I can only imagine how frustrating it can be for my husband – the man I’m to put above all others. I’m inherently a daddy’s girl, and I’m senseless and devoted when he’s around.
See, here’s the thing: I married above myself. I’ve mentioned before that I am 100% certain that if it came down to choosing between my husband and me, my family would have a long, difficult and rather uncomfortable pause. It would honestly only be their sense of obligation that might save me, and that’s debatable. My husband is smarter, calmer, better-looking, a stronger parent and generally just a cooler person than yours truly.
So, despite my obvious affection and fairly clear devotion to the man, I’m unbearable when it comes to my dad. I solace myself with just one thought: I wish (and fully anticipate) for my husband the exact same level of senseless, blind, adoring love from his daughters someday when some blithering fool attempts to win each of their hearts.
I used to worry about the way my Dad (any dad) couldn’t not parent, even after I was fairly ensconced in a new life and very busy playing house with the man I chose for keeps. Not too long ago, though, my Mom was telling me about how my grandfather drove Dad crazy for so many years. It suddenly all seemed right. The circle of life, and all that.
My husband suffered spaghetti followed by strawberry shortcake (all in overly-enthusiastic helpings) at the hand of my grandmother. It seemed fitting, then, to learn that my Dad suffered tomato juice for years under the reign of his in-laws (aka outlaws).
Recently, I took off with the good man who tolerates me on a little vacation. As I surveyed my not-clean-enough-but-oh-well kitchen in anticipation of my parents kindly staying for the week with our girls, I had a fleeting thought. “I hope Dad arrives at my house, intuitively hauls out the gift he gave me at Christmas and puts it to good use, and trains me when I return home.” He did, of course. The best dads never let a fleeting wish go unfulfilled.
And so, we returned from our trip, and I found a sticky note informing me that my J. A. Henckels knives were very sharp, and I ought to be careful. Obviously.
Dad bought me a fancy schmancy electric knife sharpener last Christmas. I loved it at the same time that I completely feared it, and I knew that of all the things my husband graciously does for me, sharpening knives would not be one of them. And so, I completely ignored the device, knowing its time would come.
Dad descended and honed his awareness of that particular sharpener while honing my knives. I returned well-rested and instinctively knowing to anticipate my pending lesson. Dad showed me how to draw the blades across on one side, then the other; how to run my finger against the blade for the almost-imperceptible curl; how to use the polishing disk to sharpen them to perfection.
When handed a menacing specimen to try it all myself, I asked nervously “What will I probably do wrong?” I pictured holding the knife one millimeter off the proper angle as light arced blindingly off the sharpener and the blade spontaneously combusted, causing trillions of parts to splinter in my eye. Dad said I might just wear the blade down, worst case. Oh. Right.

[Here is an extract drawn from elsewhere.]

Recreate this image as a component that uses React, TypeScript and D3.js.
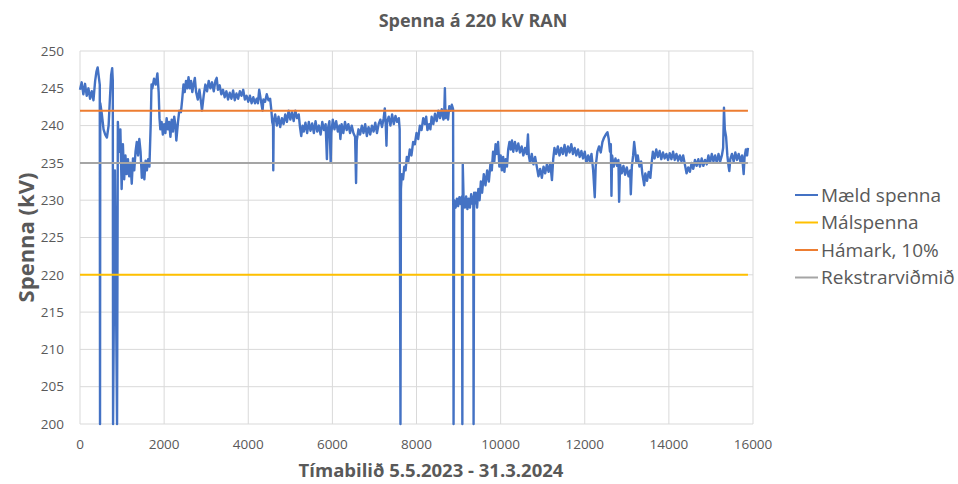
import * as d3 from "d3";
import React, { useEffect, useRef } from "react";

// legend order = drawing order in the original workbook
const seriesNames = ["Mæld spenna", "Málspenna", "Hámark, 10%", "Rekstrarviðmið"];
const seriesColors = ["#4472C4", "#FFC000", "#ED7D31", "#A5A5A5"];

// reference levels (kV)
const nominalKv = 220;
const maxKv = 242;
const operatingKv = 235;

const xTicks = [0, 2000, 4000, 6000, 8000, 10000, 12000, 14000, 16000];
const yTicks = [200, 205, 210, 215, 220, 225, 230, 235, 240, 245, 250];

const measured: [number, number][] = [
    [0, 244.8], [40, 245.8], [80, 244.2], [120, 245.6], [160, 244.0], [200, 245.0], [240, 243.6],
    [280, 244.6], [320, 243.4], [360, 246.0], [390, 247.2], [420, 247.8], [450, 246.4], [470, 245.5],
    [476, 200], [482, 243.0], [520, 241.5], [560, 239.5], [600, 238.8], [640, 238.4], [680, 240.0],
    [710, 243.5], [740, 246.8], [765, 247.7], [780, 246.0], [786, 200], [830, 234.0], [881, 200],
    [900, 240.5], [930, 236.5], [960, 239.5], [990, 231.5], [1020, 237.5], [1050, 232.8], [1080, 236.0],
    [1110, 233.5], [1140, 235.5], [1170, 233.2], [1200, 235.0], [1230, 232.2], [1260, 235.6], [1290, 234.0],
    [1320, 236.5], [1350, 237.8], [1380, 236.0], [1410, 238.2], [1440, 236.5], [1470, 233.0], [1500, 235.0],
    [1530, 232.8], [1560, 235.3], [1590, 234.0], [1620, 235.5], [1650, 234.5], [1680, 240.0], [1700, 245.5],
    [1720, 245.0], [1760, 246.3], [1800, 245.5], [1840, 247.0], [1870, 244.5], [1890, 241.0], [1910, 239.5],
    [1940, 240.5], [1970, 238.8], [2000, 240.2], [2030, 239.0], [2060, 241.0], [2090, 239.5], [2120, 240.5],
    [2150, 238.5], [2180, 240.8], [2210, 239.2], [2240, 241.2], [2270, 240.0], [2290, 238.0], [2330, 240.5],
    [2360, 242.0], [2400, 241.8], [2430, 243.5], [2460, 245.5], [2490, 244.5], [2520, 246.0], [2550, 245.0],
    [2580, 246.5], [2610, 245.0], [2640, 246.0], [2670, 244.5], [2700, 245.5], [2730, 246.4], [2760, 244.5],
    [2800, 243.5], [2840, 244.8], [2880, 243.0], [2900, 242.0], [2940, 244.0], [2980, 245.5], [3020, 244.6],
    [3060, 246.0], [3100, 245.0], [3140, 245.8], [3180, 244.6], [3220, 246.0], [3250, 246.4], [3280, 244.8],
    [3320, 245.4], [3360, 244.2], [3400, 244.8], [3440, 243.8], [3480, 244.6], [3520, 243.5], [3560, 244.4],
    [3600, 243.6], [3640, 244.7], [3680, 243.4], [3720, 244.3], [3760, 243.6], [3800, 244.6], [3840, 244.0],
    [3880, 244.8], [3920, 243.5], [3960, 244.0], [4000, 243.2], [4040, 244.0], [4080, 243.0], [4120, 243.8],
    [4160, 243.0], [4200, 243.6], [4230, 243.0], [4260, 244.8], [4300, 243.4], [4340, 242.0], [4360, 243.5],
    [4400, 243.2], [4440, 244.2], [4480, 243.4], [4520, 243.6], [4550, 242.0], [4570, 240.5], [4590, 240.0],
    [4595, 234.0], [4605, 240.5], [4640, 241.5], [4680, 240.0], [4720, 241.2], [4760, 239.8], [4800, 241.0],
    [4840, 240.2], [4880, 241.5], [4920, 240.5], [4960, 242.0], [5000, 240.8], [5040, 241.8], [5080, 240.6],
    [5120, 242.0], [5160, 241.0], [5200, 241.5], [5230, 239.8], [5260, 238.6], [5290, 240.0], [5320, 239.2],
    [5360, 240.4], [5400, 239.0], [5440, 240.5], [5480, 239.3], [5520, 240.3], [5560, 239.0], [5600, 240.6],
    [5640, 239.2], [5680, 240.0], [5720, 238.8], [5760, 240.5], [5800, 239.4], [5840, 240.2], [5870, 235.5],
    [5890, 239.5], [5930, 240.6], [5960, 235.0], [5975, 239.0], [6010, 240.8], [6050, 239.5], [6090, 240.6],
    [6130, 239.2], [6170, 240.0], [6190, 238.2], [6220, 240.2], [6260, 239.0], [6300, 240.5], [6340, 239.4],
    [6380, 240.2], [6420, 239.0], [6460, 240.0], [6500, 239.0], [6540, 238.5], [6563, 232.3], [6580, 238.0],
    [6620, 239.5], [6660, 238.8], [6700, 240.0], [6740, 239.0], [6780, 240.2], [6820, 238.6], [6860, 239.8],
    [6900, 238.8], [6940, 240.0], [6980, 239.2], [7020, 240.4], [7060, 239.0], [7100, 240.2], [7140, 240.8],
    [7180, 239.8], [7220, 241.0], [7246, 242.3], [7270, 240.0], [7286, 237.3], [7300, 240.5], [7340, 241.2],
    [7380, 240.0], [7420, 241.5], [7460, 240.2], [7500, 241.3], [7540, 240.5], [7580, 241.0], [7600, 239.5],
    [7619, 200], [7630, 231.5], [7650, 233.5], [7680, 232.8], [7710, 234.5], [7740, 234.0], [7770, 235.8],
    [7800, 235.0], [7840, 236.8], [7880, 236.0], [7920, 237.8], [7960, 237.5], [8000, 239.0], [8040, 238.2],
    [8080, 240.0], [8120, 239.4], [8160, 241.0], [8200, 240.2], [8230, 241.2], [8260, 239.4], [8300, 240.2],
    [8330, 239.5], [8360, 241.2], [8400, 240.2], [8440, 241.6], [8480, 240.6], [8520, 242.0], [8560, 241.0],
    [8600, 242.2], [8640, 240.8], [8660, 241.8], [8675, 245.0], [8690, 241.0], [8720, 242.0], [8750, 240.8],
    [8780, 242.6], [8810, 242.0], [8840, 242.8], [8870, 242.2], [8881, 200], [8895, 230.0], [8930, 229.0],
    [8960, 230.2], [8990, 229.2], [9020, 230.4], [9050, 229.5], [9080, 230.5], [9090, 200], [9100, 234.8],
    [9120, 230.0], [9150, 229.0], [9180, 230.5], [9210, 228.8], [9240, 230.2], [9270, 229.0], [9300, 230.8],
    [9330, 229.5], [9350, 230.5], [9357, 200], [9370, 231.0], [9380, 229.5], [9410, 231.0], [9440, 229.0],
    [9470, 231.5], [9500, 230.0], [9530, 232.5], [9560, 231.0], [9600, 233.5], [9640, 232.0], [9680, 234.0],
    [9720, 232.5], [9760, 235.0], [9790, 234.0], [9820, 236.5], [9850, 235.2], [9880, 237.5], [9910, 236.2],
    [9940, 237.8], [9970, 234.5], [10000, 236.0], [10030, 234.0], [10060, 235.8], [10090, 233.8], [10120, 235.5],
    [10150, 234.5], [10180, 236.8], [10210, 237.8], [10240, 236.8], [10270, 238.0], [10300, 236.5], [10340, 237.8],
    [10380, 236.6], [10420, 237.6], [10460, 236.4], [10500, 237.2], [10540, 236.0], [10580, 237.0], [10620, 236.2],
    [10650, 238.8], [10670, 236.0], [10700, 235.0], [10740, 236.2], [10780, 234.8], [10820, 235.8], [10860, 234.5],
    [10900, 233.2], [10940, 234.2], [10980, 233.0], [11020, 234.5], [11060, 233.6], [11100, 234.8], [11140, 233.8],
    [11180, 235.0], [11220, 232.7], [11250, 235.5], [11280, 237.0], [11320, 236.2], [11360, 237.2], [11400, 236.0],
    [11440, 237.0], [11480, 236.2], [11520, 237.4], [11560, 236.0], [11600, 237.2], [11640, 236.4], [11680, 237.5],
    [11720, 236.2], [11760, 237.0], [11800, 236.0], [11840, 236.8], [11880, 235.8], [11920, 236.6], [11960, 235.6],
    [12000, 236.5], [12040, 235.0], [12080, 236.0], [12120, 235.2], [12160, 236.2], [12200, 234.0], [12238, 230.4],
    [12260, 234.5], [12300, 236.5], [12340, 237.2], [12380, 236.4], [12420, 237.8], [12460, 238.4], [12500, 238.8],
    [12540, 239.1], [12570, 238.2], [12600, 236.5], [12620, 237.5], [12635, 230.6], [12650, 236.0], [12690, 234.5],
    [12730, 235.6], [12770, 234.6], [12800, 235.4], [12817, 229.8], [12840, 234.8], [12880, 233.6], [12920, 234.6],
    [12960, 233.4], [13000, 234.4], [13040, 233.2], [13080, 234.0], [13095, 230.8], [13120, 234.5], [13150, 236.0],
    [13175, 237.8], [13200, 236.5], [13230, 235.0], [13260, 236.0], [13300, 234.5], [13340, 235.2], [13370, 233.5],
    [13400, 232.5], [13413, 232.0], [13440, 233.6], [13480, 232.6], [13520, 233.8], [13560, 233.0], [13590, 235.0],
    [13620, 236.5], [13660, 235.6], [13700, 236.8], [13740, 235.8], [13780, 236.6], [13820, 235.5], [13860, 236.4],
    [13900, 235.6], [13940, 236.2], [13980, 235.4], [14020, 236.3], [14060, 235.5], [14100, 236.5], [14140, 235.4],
    [14180, 236.2], [14220, 235.3], [14260, 236.0], [14300, 235.2], [14340, 236.0], [14380, 234.8], [14420, 233.6],
    [14460, 234.4], [14500, 233.8], [14540, 235.0], [14580, 234.2], [14620, 235.4], [14660, 234.6], [14700, 235.5],
    [14740, 234.5], [14780, 235.6], [14820, 234.6], [14860, 235.4], [14900, 234.8], [14940, 236.0], [14980, 235.0],
    [15020, 236.2], [15060, 235.2], [15100, 236.0], [15140, 235.0], [15180, 236.2], [15220, 235.2], [15260, 236.0],
    [15290, 237.0], [15310, 242.4], [15330, 239.5], [15360, 238.5], [15390, 236.0], [15420, 234.5], [15437, 233.9],
    [15460, 235.5], [15500, 236.2], [15540, 235.2], [15580, 236.4], [15620, 235.4], [15660, 236.2], [15700, 235.2],
    [15740, 236.0], [15778, 233.5], [15800, 235.8], [15830, 236.8], [15860, 236.0], [15880, 237.0],
];

const App = () => {
    const svgRef = useRef<SVGSVGElement>(null);

    useEffect(() => {
        const svg = d3.select(svgRef.current);
        svg.selectAll("*").remove();

        const width = 958;
        const height = 484;
        const margin = { top: 51, right: 205, bottom: 60, left: 80 };
        const font = "'Open Sans', sans-serif";
        const textColor = "#595959";

        const x = d3.scaleLinear().domain([0, 16000]).range([margin.left, width - margin.right]);
        const y = d3.scaleLinear().domain([200, 250]).range([height - margin.bottom, margin.top]);

        svg.append("rect").attr("width", width).attr("height", height).attr("fill", "#fff");

        // gridlines
        svg.append("g")
            .selectAll("line")
            .data(yTicks)
            .join("line")
            .attr("x1", x(0)).attr("x2", x(16000))
            .attr("y1", d => y(d)).attr("y2", d => y(d))
            .attr("stroke", "#D9D9D9").attr("stroke-width", 1);
        svg.append("g")
            .selectAll("line")
            .data(xTicks)
            .join("line")
            .attr("x1", d => x(d)).attr("x2", d => x(d))
            .attr("y1", y(200)).attr("y2", y(250))
            .attr("stroke", "#D9D9D9").attr("stroke-width", 1);

        // tick labels
        svg.append("g")
            .selectAll("text")
            .data(yTicks)
            .join("text")
            .attr("x", margin.left - 16)
            .attr("y", d => y(d))
            .attr("dy", "0.35em")
            .attr("text-anchor", "end")
            .attr("font-family", font).attr("font-size", 13.5).attr("fill", textColor)
            .text(d => d);
        svg.append("g")
            .selectAll("text")
            .data(xTicks)
            .join("text")
            .attr("x", d => x(d))
            .attr("y", y(200) + 25)
            .attr("text-anchor", "middle")
            .attr("font-family", font).attr("font-size", 13.5).attr("fill", textColor)
            .text(d => d);

        // measured series
        const line = d3.line<[number, number]>()
            .x(d => x(d[0]))
            .y(d => y(d[1]));
        svg.append("path")
            .datum(measured)
            .attr("d", line)
            .attr("fill", "none")
            .attr("stroke", seriesColors[0])
            .attr("stroke-width", 2.4)
            .attr("stroke-linejoin", "round");

        // reference levels drawn over the same x span as the measurements
        const lastX = measured[measured.length - 1][0];
        [nominalKv, maxKv, operatingKv].forEach((v, i) => {
            svg.append("line")
                .attr("x1", x(0)).attr("x2", x(lastX))
                .attr("y1", y(v)).attr("y2", y(v))
                .attr("stroke", seriesColors[i + 1])
                .attr("stroke-width", 2);
        });

        // titles
        svg.append("text")
            .attr("x", 473).attr("y", 27)
            .attr("text-anchor", "middle")
            .attr("font-family", font).attr("font-size", 18).attr("font-weight", 700)
            .attr("fill", textColor)
            .text("Spenna á 220 kV RAN");
        svg.append("text")
            .attr("transform", `translate(34,${(y(200) + y(250)) / 2}) rotate(-90)`)
            .attr("text-anchor", "middle")
            .attr("font-family", font).attr("font-size", 22).attr("font-weight", 700)
            .attr("fill", textColor)
            .text("Spenna (kV)");
        svg.append("text")
            .attr("x", 431).attr("y", 477)
            .attr("text-anchor", "middle")
            .attr("font-family", font).attr("font-size", 18.5).attr("font-weight", 700)
            .attr("fill", textColor)
            .text("Tímabilið 5.5.2023 - 31.3.2024");

        // legend
        const legend = svg.append("g").attr("transform", "translate(795,195)");
        seriesNames.forEach((name, i) => {
            const row = legend.append("g").attr("transform", `translate(0,${i * 27.5})`);
            row.append("line")
                .attr("x1", 0).attr("x2", 23)
                .attr("stroke", seriesColors[i]).attr("stroke-width", 2);
            row.append("text")
                .attr("x", 26).attr("dy", "0.35em")
                .attr("font-family", font).attr("font-size", 19).attr("fill", textColor)
                .text(name);
        });
    }, []);

    return (
        <svg
            ref={svgRef}
            width={958}
            height={484}
            style={{ position: "absolute", left: 0, top: 0, display: "block" }}
        />
    );
};

export default App;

It was all oddly more intriguing and satisfying than I expected, and I now have a measurably increased understanding of my knives and pride in their care. I already loved chopping, so this is even more rewarding.
And of course, now I know that my Dad’s well-intentioned tinkering around our house is a right of passage. In fact, I’m watching my husband earn his stripes, put in his time and wait his turn. In a dozen or so years when some completely useless boy considers himself brave or honorable enough to even attempt to catch the attention of any daughter of mine, I fully expect to see my husband capably, politely but firmly ensuring he passes muster. And of course, should one eventually earn our dubious trust and a more permanent place in our lives, I expect his challenge to be only just beginning.
Maybe, just for effect, I’ll calmly stroll to the kitchen and sharpen a few knives while the poor boy gets to know my husband a bit better.